Not sure if this has merit or not but its a pretty gutsy move – and if nothing else, burns the bridges once and for all with Gartner for ZL.
If nothing else, ZL’s case encapsulates the immense frustration so many have felt for so long with the entire MQ process. And, the smaller you are, the more heightened that frustration. Some interesting commentary here on the MQ process.
But I do think much of that frustration has to do with folks willingness to engage with Gartner and invest in AR. My view on the MQ has always been:
- your position reflects both your expertise in influencing and the data you are willing to present
- an open dialog and investment in that dialog works wonders. I’m not talking money here – I’m talking time and attention.
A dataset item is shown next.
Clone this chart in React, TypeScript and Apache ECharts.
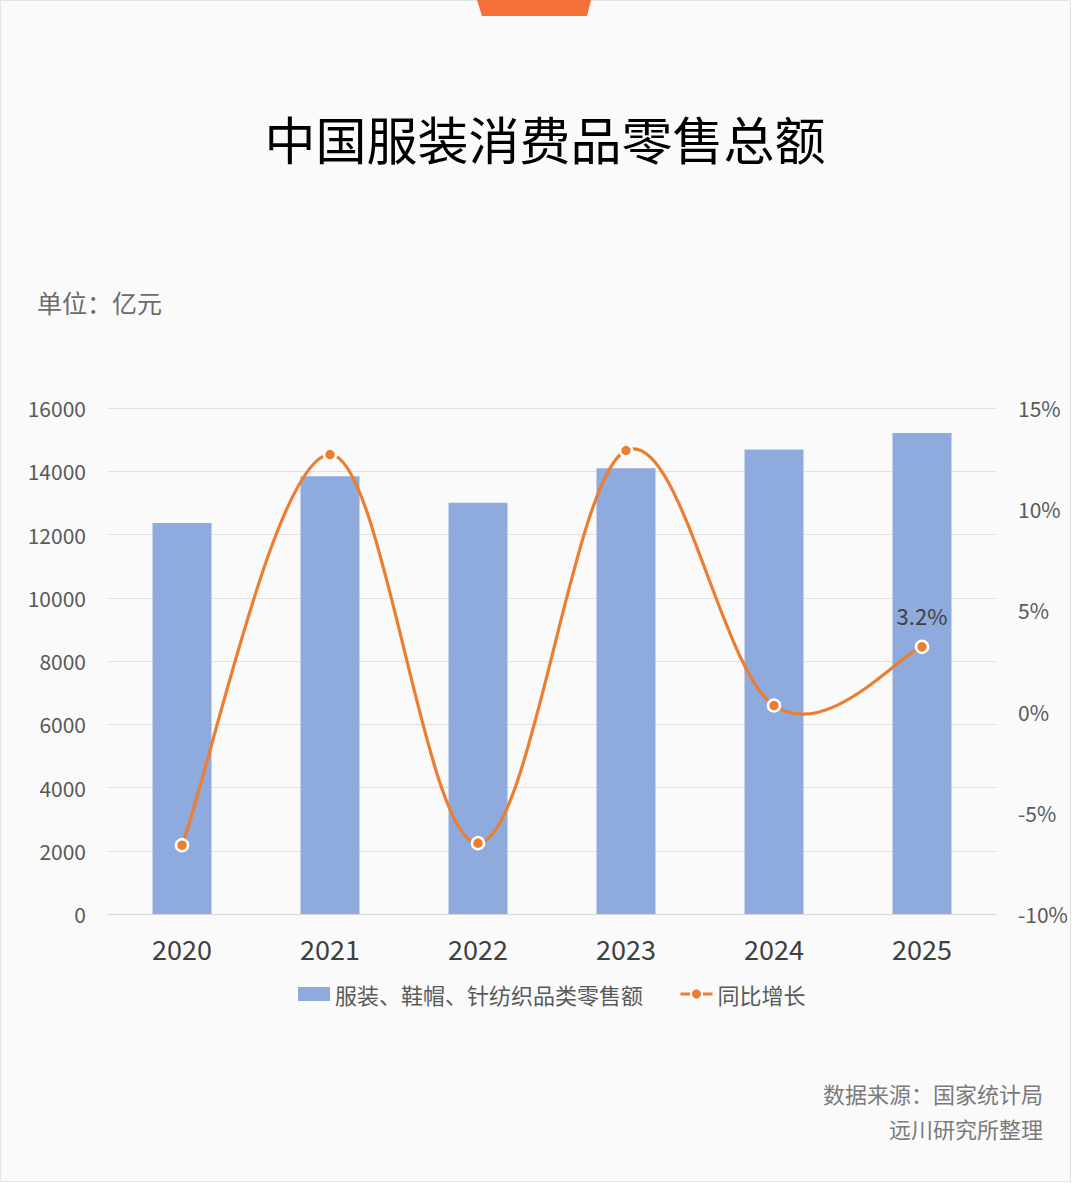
import React, { useEffect, useRef } from "react";
import * as echarts from "echarts";

const years = ["2020", "2021", "2022", "2023", "2024", "2025"];
const retailSales = [12365, 13842, 13003, 14095, 14691, 15210];
const yoyGrowth = [-6.6, 12.7, -6.5, 12.9, 0.3, 3.2];
const barName = "服装、鞋帽、针纺织品类零售额";
const lineName = "同比增长";
const titleText = "中国服装消费品零售总额";
const unitText = "单位：亿元";
const sourceLines = ["数据来源：国家统计局", "远川研究所整理"];

const FONT = "'Noto Sans CJK SC', 'Noto Sans', sans-serif";
const ORANGE = "#ed7d31";

export default function App() {
  const ref = useRef<HTMLDivElement>(null);
  useEffect(() => {
    document.body.style.margin = "0";
    const chart = echarts.init(ref.current!, null, { renderer: "svg" });
    const n = yoyGrowth.length;
    const tension = 0.18;
    const option: any = {
      animation: false,
      backgroundColor: "#ffffff",
      textStyle: { fontFamily: FONT },
      graphic: [
        {
          type: "rect",
          z: -10,
          shape: { x: 0.5, y: 0.5, width: 1070, height: 1181 },
          style: { fill: "#fafafa", stroke: "#e4e4e4", lineWidth: 1 },
        },
        {
          type: "polygon",
          shape: { points: [[477, 0], [591, 0], [587, 16], [482, 16]] },
          style: { fill: "#f4703a" },
        },
        {
          type: "text",
          x: 545,
          y: 138,
          style: {
            text: titleText,
            fontSize: 51,
            fontFamily: FONT,
            fontWeight: "normal",
            fill: "#000000",
            textAlign: "center",
            textVerticalAlign: "middle",
          },
        },
        {
          type: "text",
          x: 37,
          y: 302,
          style: {
            text: unitText,
            fontSize: 25,
            fontFamily: FONT,
            fill: "#6b6b6b",
            textAlign: "left",
            textVerticalAlign: "middle",
          },
        },
        ...sourceLines.map((t, i) => ({
          type: "text",
          x: 1043,
          y: 1093 + i * 35,
          style: {
            text: t,
            fontSize: 22,
            fontFamily: FONT,
            fill: "#7a7a7a",
            textAlign: "right",
            textVerticalAlign: "middle",
          },
        })),
      ],
      legend: {
        left: 293,
        top: 978,
        itemWidth: 32,
        itemHeight: 14,
        itemGap: 36,
        textStyle: { fontSize: 22, color: "#595959", fontFamily: FONT },
        data: [
          { name: barName, icon: "rect" },
          { name: lineName, lineStyle: { color: ORANGE, width: 3, opacity: 1 } },
        ],
      },
      grid: { left: 108, right: 84, top: 408, bottom: 269, containLabel: false },
      xAxis: {
        type: "category",
        data: years,
        axisLine: { show: true, lineStyle: { color: "#d9d9d9", width: 1 } },
        axisTick: { show: false },
        axisLabel: { fontSize: 27, color: "#404040", margin: 21, fontFamily: FONT },
      },
      yAxis: [
        {
          type: "value",
          min: 0,
          max: 16000,
          interval: 2000,
          axisLine: { show: false },
          axisTick: { show: false },
          splitLine: { lineStyle: { color: "#e0e0e0", width: 1 } },
          axisLabel: {
            fontSize: 21,
            color: "#595959",
            margin: 22,
            fontFamily: FONT,
            formatter: (v: number) => String(v),
          },
        },
        {
          type: "value",
          min: -10,
          max: 15,
          interval: 5,
          axisLine: { show: false },
          axisTick: { show: false },
          splitLine: { show: false },
          axisLabel: {
            fontSize: 21,
            color: "#595959",
            margin: 22,
            fontFamily: FONT,
            formatter: "{value}%",
          },
        },
      ],
      series: [
        {
          name: barName,
          type: "bar",
          data: retailSales,
          barWidth: 59,
          itemStyle: { color: "#8faadc" },
          z: 2,
        },
        {
          name: "curve",
          type: "custom",
          yAxisIndex: 1,
          z: 3,
          silent: true,
          data: yoyGrowth.map((v, i) => [i, v]),
          encode: { x: 0, y: 1 },
          renderItem: (params: any, api: any) => {
            const i = params.dataIndex;
            if (i >= n - 1) return { type: "group", children: [] };
            const c = (j: number) => Math.max(0, Math.min(n - 1, j));
            const P = (j: number) => api.coord([c(j), yoyGrowth[c(j)]]);
            const p0 = P(i - 1);
            const p1 = P(i);
            const p2 = P(i + 1);
            const p3 = P(i + 2);
            return {
              type: "bezierCurve",
              shape: {
                x1: p1[0],
                y1: p1[1],
                x2: p2[0],
                y2: p2[1],
                cpx1: p1[0] + (p2[0] - p0[0]) * tension,
                cpy1: p1[1] + (p2[1] - p0[1]) * tension,
                cpx2: p2[0] - (p3[0] - p1[0]) * tension,
                cpy2: p2[1] - (p3[1] - p1[1]) * tension,
              },
              style: { stroke: ORANGE, lineWidth: 3.2, fill: null, lineCap: "round" },
            };
          },
        },
        {
          name: lineName,
          type: "line",
          yAxisIndex: 1,
          z: 4,
          symbol: "circle",
          symbolSize: 12,
          lineStyle: { color: ORANGE, width: 0, opacity: 0 },
          itemStyle: { color: ORANGE, borderColor: "#ffffff", borderWidth: 2.5 },
          data: yoyGrowth.map((v, i) =>
            i === n - 1
              ? {
                  value: v,
                  label: {
                    show: true,
                    position: "top",
                    distance: 14,
                    formatter: "{c}%",
                    fontSize: 22,
                    color: "#404040",
                    fontFamily: FONT,
                  },
                }
              : v
          ),
        },
      ],
    };
    chart.setOption(option);
    return () => chart.dispose();
  }, []);
  return <div ref={ref} style={{ width: 1080, height: 1183 }} />;
}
- most of the Gartner analysts are pretty smart people. Whether you disagree or agree, it’s in your interests to listen, replay what you heard and show a willingness to at least incorporate some of their feedback. They are human. They like to be stroked.
- it is less “pay-to-play” and more just “play”. Don’t make influencing Gartner be about a single briefing. You need a game-plan.
- Gartner own the market. Get over it. This is an opportunity.
Are there things I wish Gartner would do differently – sure. For instance, I do think they should have an independent ombudsman. This would only boost perceptions of their integrity and allow a better process for fixing wrongs. Nobody is perfect.